Essentially, she notes, what was happening in Buffalo in the 1950s was emblematic. “There was an influx of African Americans coming into Buffalo and also growing suburbanization and outmigration of certain groups of whites. African Americans were using recreational facilities in much larger numbers. This is often very disconcerting to whites, who perceive these spaces as being ‘safe and clean,’ in part because of the racial homogeneity of them. So there was a resentment.”
Wolcott’s research uncovered huge numbers of those kinds of riots, as well as cases of segregated exclusion.
“There were plenty of amusement parks in northern areas that were either segregated or African Americans could only go one day a week or one day a year, or in some cases, they could enter the amusement park but the swimming pools would be segregated, along with the ballrooms and the roller skating rinks,” she says. “The book is an attempt to tell this national story—and I do talk about the south as well—to demonstrate the extent to which segregation was a national phenomenon and the long-reaching effects of this.”

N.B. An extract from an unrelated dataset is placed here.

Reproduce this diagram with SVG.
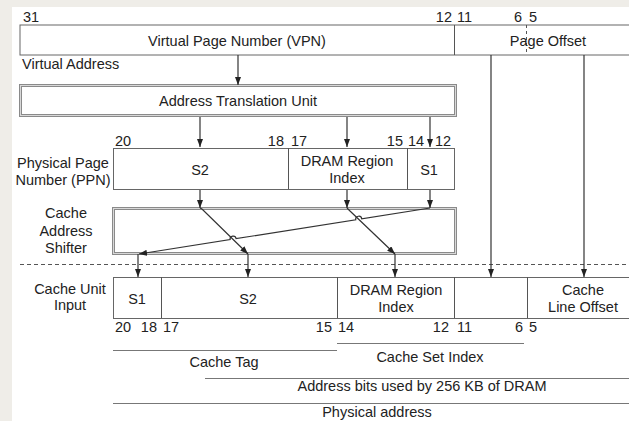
<svg xmlns="http://www.w3.org/2000/svg" width="629" height="421" viewBox="0 0 629 421">
  <defs>
    <marker id="arrow" viewBox="0 0 8 6" refX="8" refY="3" markerWidth="8" markerHeight="6" markerUnits="userSpaceOnUse" orient="auto">
      <path d="M0,0 L8,3 L0,6 z" fill="#222"/>
    </marker>
    <style>
      text { font-family: "Liberation Sans", Arial, sans-serif; font-size: 14.5px; fill: #222; }
      .mid { text-anchor: middle; }
      .end { text-anchor: end; }
      .box { fill: #fff; stroke: #666; stroke-width: 1; }
      .div { stroke: #555; stroke-width: 1; fill: none; }
      .dbl-out { fill: #fff; stroke: #8a8a8a; stroke-width: 3; }
      .dbl-in { fill: none; stroke: #d8d8d8; stroke-width: 1; }
      .wire { stroke: #333; stroke-width: 1.2; fill: none; }
      .arr { stroke: #333; stroke-width: 1.2; fill: none; marker-end: url(#arrow); }
      .rule { stroke: #777; stroke-width: 1; fill: none; }
    </style>
  </defs>

  <!-- page -->
  <rect x="0" y="0" width="629" height="421" fill="#efede8"/>
  <rect x="12" y="7" width="617" height="414" fill="#fff"/>

  <!-- virtual address -->
  <g id="virtual-address">
    <rect class="box" x="20" y="25" width="620" height="30"/>
    <line class="div" x1="454.5" y1="25" x2="454.5" y2="55"/>
    <line class="div" x1="526.5" y1="25" x2="526.5" y2="55" stroke-dasharray="3,3"/>
    <text x="23" y="22">31</text>
    <text class="end" x="452" y="22">12</text>
    <text x="457" y="22">11</text>
    <text class="end" x="522" y="22">6</text>
    <text x="529" y="22">5</text>
    <text class="mid" x="237" y="46">Virtual Page Number (VPN)</text>
    <text class="mid" x="548" y="46">Page Offset</text>
    <text x="22" y="69">Virtual Address</text>
  </g>

  <!-- address translation unit -->
  <g id="atu">
    <rect class="dbl-out" x="20.5" y="85.5" width="435" height="30"/>
    <rect class="dbl-in" x="20.5" y="85.5" width="435" height="30"/>
    <text class="mid" x="238" y="106">Address Translation Unit</text>
  </g>

  <!-- physical page number -->
  <g id="ppn">
    <rect class="box" x="113.5" y="148.5" width="341" height="41"/>
    <line class="div" x1="288.5" y1="148" x2="288.5" y2="189"/>
    <line class="div" x1="407.5" y1="148" x2="407.5" y2="189"/>
    <text x="115" y="146">20</text>
    <text class="end" x="284" y="146">18</text>
    <text x="291" y="146">17</text>
    <text class="end" x="403" y="146">15</text>
    <text x="408" y="146">14</text>
    <text x="435" y="146">12</text>
    <text class="mid" x="200" y="175">S2</text>
    <text class="mid" x="347" y="166">DRAM Region</text>
    <text class="mid" x="347" y="183">Index</text>
    <text class="mid" x="429" y="175">S1</text>
    <text class="mid" x="63" y="168">Physical Page</text>
    <text class="mid" x="63" y="185">Number (PPN)</text>
  </g>

  <!-- cache address shifter -->
  <g id="shifter">
    <rect class="dbl-out" x="113.5" y="208.5" width="342" height="45"/>
    <rect class="dbl-in" x="113.5" y="208.5" width="342" height="45"/>
    <text class="mid" x="66" y="218">Cache</text>
    <text class="mid" x="66" y="236">Address</text>
    <text class="mid" x="66" y="253">Shifter</text>
  </g>

  <!-- divider between translation and cache -->
  <line x1="20" y1="264.5" x2="629" y2="264.5" stroke="#555" stroke-width="1" stroke-dasharray="4,3"/>

  <!-- cache unit input -->
  <g id="cache-input">
    <rect class="box" x="113.5" y="277.5" width="527" height="41"/>
    <line class="div" x1="161.5" y1="277" x2="161.5" y2="318"/>
    <line class="div" x1="337.5" y1="277" x2="337.5" y2="318"/>
    <line class="div" x1="454.5" y1="277" x2="454.5" y2="318"/>
    <line class="div" x1="527.5" y1="277" x2="527.5" y2="318"/>
    <text class="mid" x="70" y="294">Cache Unit</text>
    <text class="mid" x="70" y="310">Input</text>
    <text class="mid" x="137" y="304">S1</text>
    <text class="mid" x="248" y="304">S2</text>
    <text class="mid" x="396" y="295">DRAM Region</text>
    <text class="mid" x="396" y="312">Index</text>
    <text class="mid" x="583" y="295">Cache</text>
    <text class="mid" x="583" y="312">Line Offset</text>
    <text x="115" y="332">20</text>
    <text class="end" x="157" y="332">18</text>
    <text x="163" y="332">17</text>
    <text class="end" x="332" y="332">15</text>
    <text x="338" y="332">14</text>
    <text class="end" x="449" y="332">12</text>
    <text x="457" y="332">11</text>
    <text class="end" x="523" y="332">6</text>
    <text x="529" y="332">5</text>
  </g>

  <!-- bit field spans -->
  <g id="spans">
    <line class="rule" x1="113" y1="350.5" x2="337" y2="350.5"/>
    <text class="mid" x="224" y="367">Cache Tag</text>
    <line class="rule" x1="337" y1="343.5" x2="524" y2="343.5"/>
    <text class="mid" x="430" y="362">Cache Set Index</text>
    <line class="rule" x1="205" y1="378.5" x2="629" y2="378.5"/>
    <text class="mid" x="422" y="391">Address bits used by 256 KB of DRAM</text>
    <line class="rule" x1="113" y1="403.5" x2="629" y2="403.5"/>
    <text class="mid" x="377" y="417">Physical address</text>
  </g>

  <!-- connectors -->
  <g id="connectors">
    <line class="arr" x1="238" y1="55" x2="238" y2="85"/>
    <line class="arr" x1="200" y1="117" x2="200" y2="147"/>
    <line class="arr" x1="347" y1="117" x2="347" y2="147"/>
    <line class="arr" x1="430" y1="117" x2="430" y2="147"/>
    <line class="arr" x1="200" y1="190" x2="200" y2="208"/>
    <line class="arr" x1="347" y1="190" x2="347" y2="208"/>
    <line class="arr" x1="430" y1="190" x2="430" y2="208"/>
    <!-- S2 moves to the low end of the tag -->
    <path class="arr" d="M200,208 L202,209 L248,254"/>
    <line class="arr" x1="248" y1="254" x2="248" y2="277"/>
    <!-- DRAM region index moves into the set index -->
    <path class="arr" d="M347,208 L350,211 L395,254"/>
    <line class="arr" x1="395" y1="254" x2="395" y2="277"/>
    <!-- S1 moves to the top of the tag, hopping over the other two -->
    <path class="arr" d="M430,208 L361.75,218.79 A3,3 0 0 0 355.75,219.74 L236.12,238.65 A3,3 0 0 0 230.12,239.6 L139,254"/>
    <line class="arr" x1="138" y1="254" x2="138" y2="277"/>
    <!-- page offset bits pass straight through -->
    <line class="arr" x1="491" y1="55" x2="491" y2="277"/>
    <line class="arr" x1="584" y1="55" x2="584" y2="277"/>
  </g>
</svg>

Wolcott is taken with her experience at UB going into her second semester. She will be teaching a new course on American utopian communities, a study she is considering for her next book.
“This university is quite strong in urban studies across a number of different disciplines. I really value those interdisciplinary connections,” she says. “The history department is an extremely collegial department—very productive and a very exciting department to be part of.”
Enhancing that collegiality is the presence of her husband, Erik Seeman, professor of history and director of the UB Humanities Institute. The couple lives in the village of Williamsville with their daughters, Nora, 14, and Maya, 12.
Wolcott is looking forward to becoming involved in community activities. “I like the idea that folks from the university and elsewhere are engaged in some really fascinating revitalization efforts in Buffalo,” she points out. “It’s definitely a good place to be an academic.”